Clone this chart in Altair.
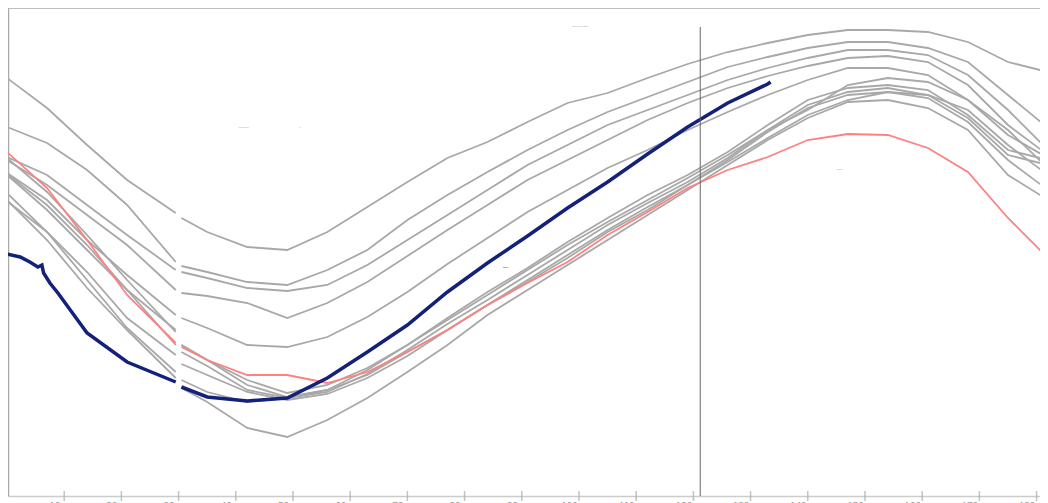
import altair as alt
import pandas as pd

# sample days (x) shared by the lines
days = [0, 7, 14, 21, 29.5, 30.5, 35, 42, 49, 56, 63, 70, 77, 84, 91, 98, 105, 112,
        119, 126, 133, 140, 147, 154, 161, 168, 175, 182]
GAP = 30  # missing day -> break in every line


def v(py):
    return [round((496 - p) / 10, 1) for p in py]


gray_series = {
    "1979": v([78,108,145,180,213,218,232,247,250,232,207,182,158,142,122,103,93,78,64,52,43,35,30,30,32,42,62,72]),
    "1980": v([127,143,170,205,262,266,272,282,285,270,250,220,195,172,150,130,112,97,82,67,57,48,42,42,48,62,95,128]),
    "1981": v([157,175,205,235,270,272,278,288,291,285,265,240,215,190,165,145,125,110,95,80,68,58,50,50,55,75,110,150]),
    "1982": v([160,185,215,245,290,293,296,303,318,303,282,256,230,205,180,160,140,120,103,88,76,66,58,56,62,85,125,155]),
    "1983": v([173,200,240,275,315,318,328,345,347,337,317,292,264,238,212,190,168,150,130,112,95,80,68,68,75,100,135,158]),
    "1984": v([175,210,250,290,330,345,360,380,393,385,368,345,320,295,270,245,222,200,178,155,130,110,85,78,82,100,130,168]),
    "1985": v([193,232,280,328,372,380,392,402,398,390,375,352,330,305,282,258,232,210,185,162,138,115,100,92,95,110,145,175]),
    "1986": v([200,240,288,330,378,388,402,428,437,420,398,372,345,315,290,265,240,215,190,165,140,118,102,100,108,130,175,200]),
    "1987": v([158,192,235,280,332,345,360,385,397,390,370,345,318,292,268,242,218,195,175,152,125,100,88,85,90,115,150,160]),
    "1988": v([174,205,245,290,345,352,366,390,398,392,374,350,324,300,275,250,225,203,182,158,130,105,92,88,95,118,155,165]),
    "1989": v([201,232,272,318,355,364,375,392,400,394,378,356,330,305,280,255,230,207,185,160,132,108,95,92,98,122,160,190]),
}
red_values = v([152,188,240,295,343,347,360,375,375,383,372,352,330,305,283,262,235,212,188,170,157,140,134,135,148,172,218,258])
blue_days = [0, 2.3, 4, 5.4, 6.1, 6.4, 7.5, 8.9] + days[2:21] + [133.5]
blue_values = v([254,257,262,267,265,273,283,293,
                 333,362,382,387,397,401,398,378,352,325,292,263,236,208,182,154,127,103,84,82])

rule_day = 121.2
rule_top = 46.9

label_texts = ["Sea ice extent", "minimum", "yr", "2024", "2012"]
label_days = [100.2, 41.4, 51.2, 87.2, 145.6]
label_vals = [47.0, 36.9, 36.9, 22.9, 32.7]
label_colors = ["#999999", "#aaaaaa", "#aaaaaa", "#1a2a80", "#ff8080"]

tick_days = list(range(0, 190, 10))

rows = []
for name, vals in gray_series.items():
    for d, y in zip(days, vals):
        rows.append({"series": name, "day": d, "value": y, "seg": 0 if d < GAP else 1})
gray_df = pd.DataFrame(rows)
red_df = pd.DataFrame({"day": days, "value": red_values, "seg": [0 if d < GAP else 1 for d in days]})
blue_df = pd.DataFrame({"day": blue_days, "value": blue_values, "seg": [0 if d < GAP else 1 for d in blue_days]})
lab_df = pd.DataFrame({"t": label_texts, "day": label_days, "value": label_vals, "c": label_colors})
tick_df = pd.DataFrame({"day": tick_days})

X0, X1 = 0.175, 180.6
Y0, Y1 = 0, 48.8
xs = alt.Scale(domain=[X0, X1], nice=False, zero=False)
ys = alt.Scale(domain=[Y0, Y1], nice=False, zero=False)
xaxis = alt.Axis(values=tick_days, title=None, grid=False, ticks=False,
                 domainColor="#cccccc", domainWidth=1.5,
                 labelColor="#999999", labelFontSize=10, labelPadding=5,
                 labelOffset=-10)
yaxis = alt.Axis(title=None, grid=False, ticks=False, labels=False,
                 domainColor="#aaaaaa", domainWidth=1.5)

gray = alt.Chart(gray_df).mark_line(color="#a8a8a8", strokeWidth=1.8).encode(
    x=alt.X("day:Q", scale=xs, axis=xaxis),
    y=alt.Y("value:Q", scale=ys, axis=yaxis),
    detail=["series:N", "seg:N"],
)
red = alt.Chart(red_df).mark_line(color="#ff8080", strokeWidth=1.8).encode(
    x=alt.X("day:Q", scale=xs), y=alt.Y("value:Q", scale=ys), detail="seg:N")
blue = alt.Chart(blue_df).mark_line(color="#13217a", strokeWidth=3.5).encode(
    x=alt.X("day:Q", scale=xs), y=alt.Y("value:Q", scale=ys), detail="seg:N")
rule = alt.Chart(pd.DataFrame({"day": [rule_day], "top": [rule_top]})).mark_rule(
    color="#666666", strokeWidth=1).encode(
    x=alt.X("day:Q", scale=xs), y=alt.Y("top:Q", scale=ys), y2=alt.datum(0))
ticks = alt.Chart(tick_df).mark_tick(color="#aaaaaa", size=10, thickness=1.5,
                                     orient="vertical").encode(
    x=alt.X("day:Q", scale=xs), y=alt.datum(0))
frame_top = alt.Chart(pd.DataFrame({"a": [X0], "b": [X1], "y": [Y1]})).mark_rule(
    color="#aaaaaa", strokeWidth=1.5).encode(
    x=alt.X("a:Q", scale=xs), x2="b:Q", y=alt.Y("y:Q", scale=ys))
labels = alt.Chart(lab_df).mark_text(fontSize=2.5).encode(
    x=alt.X("day:Q", scale=xs), y=alt.Y("value:Q", scale=ys),
    text="t:N", color=alt.Color("c:N", scale=None))

chart = alt.layer(frame_top, gray, red, blue, rule, ticks, labels).properties(
    width=1032, height=488,
    autosize=alt.AutoSizeParams(type="none"),
    padding={"left": 0, "top": 0, "right": 0, "bottom": 25},
).configure_view(stroke="transparent", strokeWidth=0)

chart.save("out.html", embed_options={"renderer": "svg", "actions": False})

•••••

Written problem =>
Repeat the listing above from its first line through the line that contains "return [round((496 - p)", both included, and nothing more. Drop the pictures.

Task output =>
Clone this chart in Altair.
import altair as alt
import pandas as pd

# sample days (x) shared by the lines
days = [0, 7, 14, 21, 29.5, 30.5, 35, 42, 49, 56, 63, 70, 77, 84, 91, 98, 105, 112,
        119, 126, 133, 140, 147, 154, 161, 168, 175, 182]
GAP = 30  # missing day -> break in every line


def v(py):
    return [round((496 - p) / 10, 1) for p in py]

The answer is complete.